I suspect that the radio industry is not doomed to total failure. It has weathered many challenges in years past; mass-market availability of the phonograph, the widespread acceptance of television as a primary entertainment medium in the home, 8-track, cassette and CD players in the automobile, and the rise (and fall) of the Sony Walkman and all its many clones to name but a few. But one thing is certain- with audiences in decline and revenues following in step, the age of unlimited spending and expansion is drawing to a close. And for a person of only 31 years with an eye towards the future, this path that I find myself on no longer seems as rosy.

I have therefore reached a decision, albeit painfully and after much hesitation, that it is time for me to seek a new direction. I cannot explain or even fully comprehend the reasons that I am attracted by the prospect of the study of law. In part it may be that to a certain degree it represents a concept with which I am already familiar- the tempering of logic and reason by emotion and persuasion. And in more selfish terms it cannot be denied that the practice of law as a career has an air of stability which surrounds it. Within the whole of American history, the law and those who practice it have always had a place within society, and it will likely continue to be so.
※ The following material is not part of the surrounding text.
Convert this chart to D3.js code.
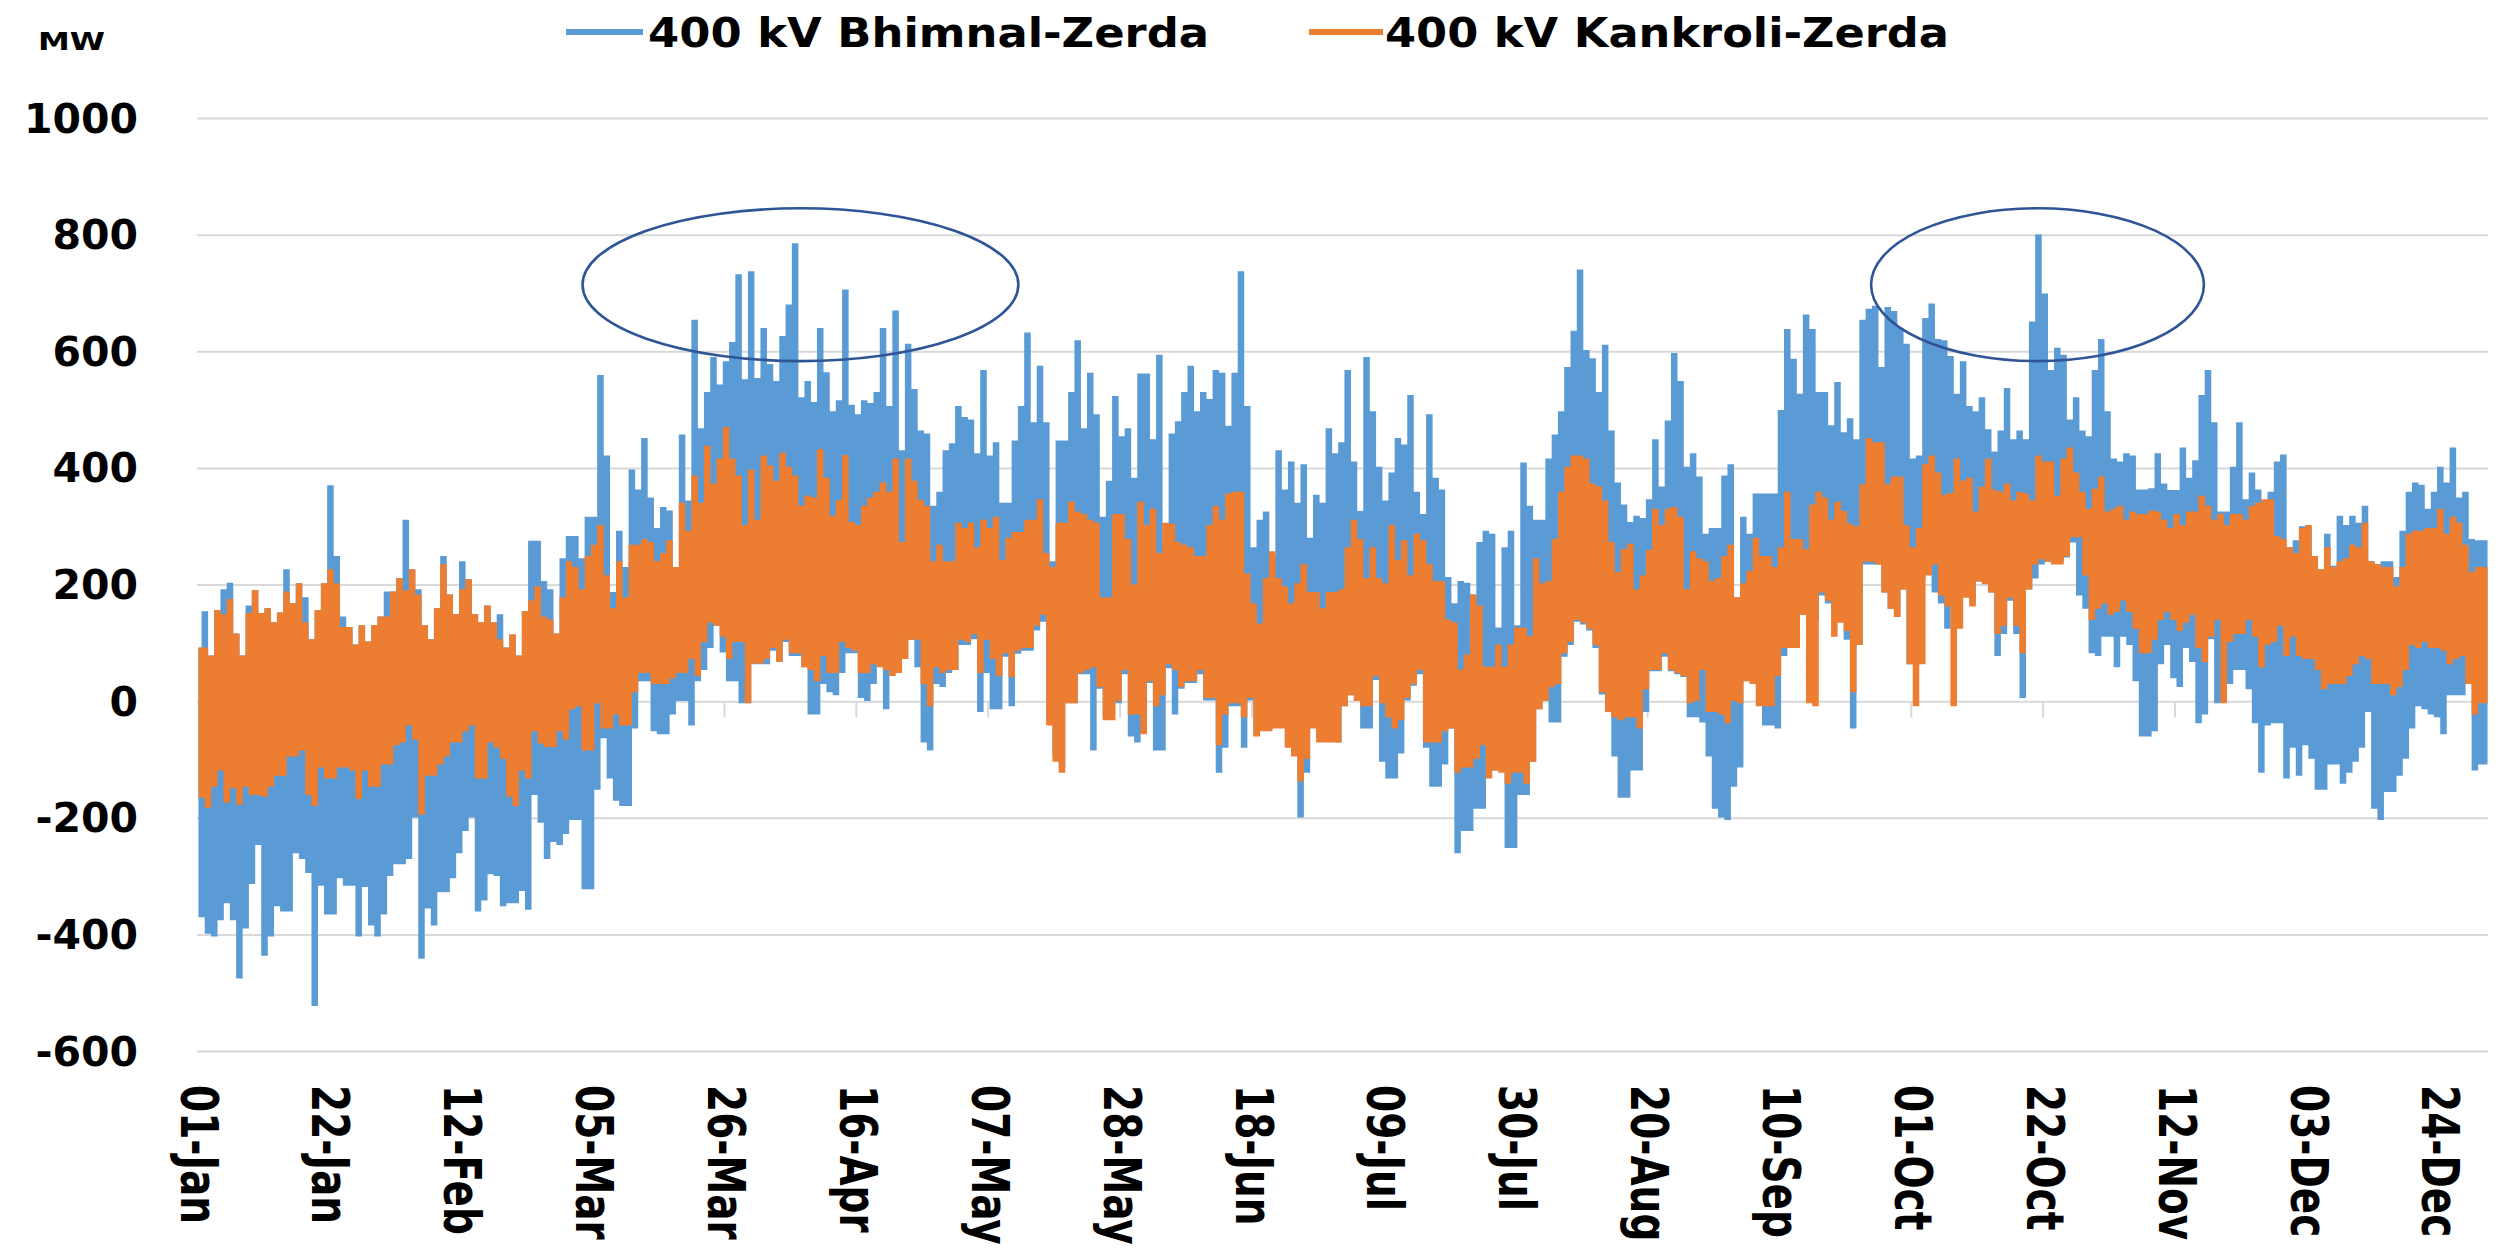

And this of course brings me to the here and now- to the letter which you, a person who I have never met but who will nonetheless play a crucial role in determining the path which I am to follow, are holding.

When asked to define the single greatest turning point in my life to date, my answer for these many years has invariably come back to that afternoon when my cassette player failed to operate and a kind benefactor came to my aid. In the very near future, I hope to be able to add a new milestone to that saga- the first day that I walked into law school at the XXXXXX University.